Table 2: Consultation process during implementation

Multi-stakeholder Forum Midterm End-of-Term
1.     Did a forum exist? Yes Yes
2. Did it meet regularly? Yes Yes

Table 3: Level of public influence

The IRM has adapted the International Association for Public Participation (IAP2) “Spectrum of Participation” to apply to OGP. The table below shows the public influence in the action plan. The stages shown in the table are cumulative, from bottom to top. In the spirit of OGP, most countries should aspire for “collaborate.”

Level of Public Influence During Implementation of Action Plan Midterm End of Term
Empower The government handed decision-making power to members of the public.
Collaborate There was iterative dialogue AND the public helped set the agenda.
Involve The government gave feedback on how public inputs were considered.
Consult The public could give inputs.
Inform The government provided the public with information on the action plan.
No consultation No consultation

According to representatives of the CSOs Iniciativa Social para la Democracia (ISD), Sistema de Asesoría y Capacitación para el Desarrollo Local (SACDEL), Asociación de Educación Popular “Ciazo” (CIAZO) and Fundación para la Democracia y el Desarrollo Social (FUNDASPAD), who closely monitored the majority of commitments, the public agencies showed great openness to receive recommendations and address the barriers that limited the completion of commitments. They also indicated that select commitments, including 11 and 15, showed strong performance due to existing coordination between CSOs and public agencies, which did not occur in previous plans.

With regards to the level of influence during implementation, representatives of the consulted CSOs (ISD, CIAZO, SACDEL and FUDASPAD) stated that, while they received feedback from the majority of participating agencies – except about commitments whose implementation was discontinued – in very few occasions there was an iterative dialogue for the establishment of the agenda. Feedback consisted in informing CSOs about barriers, identifying potential solutions and integrating comments by CSOs, as well as the reasons why certain recommendations were not adopted.

Overall, these CSOs claim that, in comparison with the previous action plans, bilateral meetings with public agencies contributed to closer inspection and allowed them to submit recommendations. In addition, it allowed coordination with responsible institutions and to understand the reasons that explained slow progress in commitment implementation.
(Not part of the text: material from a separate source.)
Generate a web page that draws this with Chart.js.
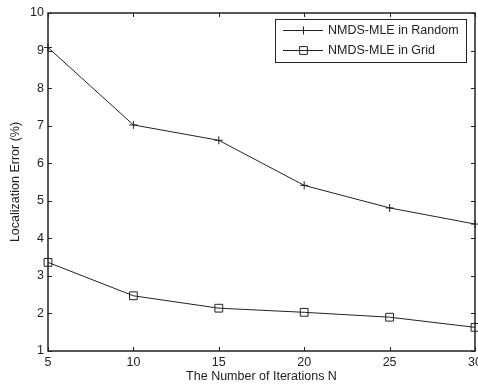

This mechanism has not yet been institutionalized, but, according to SPTA and OGA representatives, in the next action plan this approach will still be pursued.

[1] During the public consultation process, the citizenry presented comments via the website:  Last accessed: September 30, 2018.
[ii] Institutions that make up the OGA are: Asociación Atlacatl Vivo Positivo,  Asociación Centro de Capacitación y Promoción de la Democracia,  Asociación de Educación Popular “Ciazo”,  Asociación de Lisiados de Guerra de El Salvador,  Asociación de Radios y Programas Participativos de El Salvador, Asociación de Sistemas de Agua Potable y Saneamiento, Asociación Nueva Vida Pro Niñez y Juventud / Red + VOS,  Asociación para el Desarrollo Integral de la Juventud,  Asociación para la Salud y el Servicio Social Intercomunal en El Salvador,  Asociación Salvadoreña Promotora de la Salud,  Asociación Solidaria para impulsar el Desarrollo Humano,  Foro Intersectorial por la Reforma Democrática,  Fundación de Estudios para la Aplicación del Derecho,  Fundación Salvadoreña para la Democracia y el Desarrollo Social, GENS International, Iniciativa Social para la Democracia,  Jóvenes Contra la Violencia, Jóvenes en Acción Política, Juventudes Socialdemócratas de El Salvador, Sistema de Asesoría y Capacitación para el Desarrollo Local, Unidad Ecológica Salvadoreña, Universidad Cristiana de las Asambleas de Dios, Universidad Francisco Gavidia, Universidad Politécnica de El Salvador and Universidad de El Salvador (UES).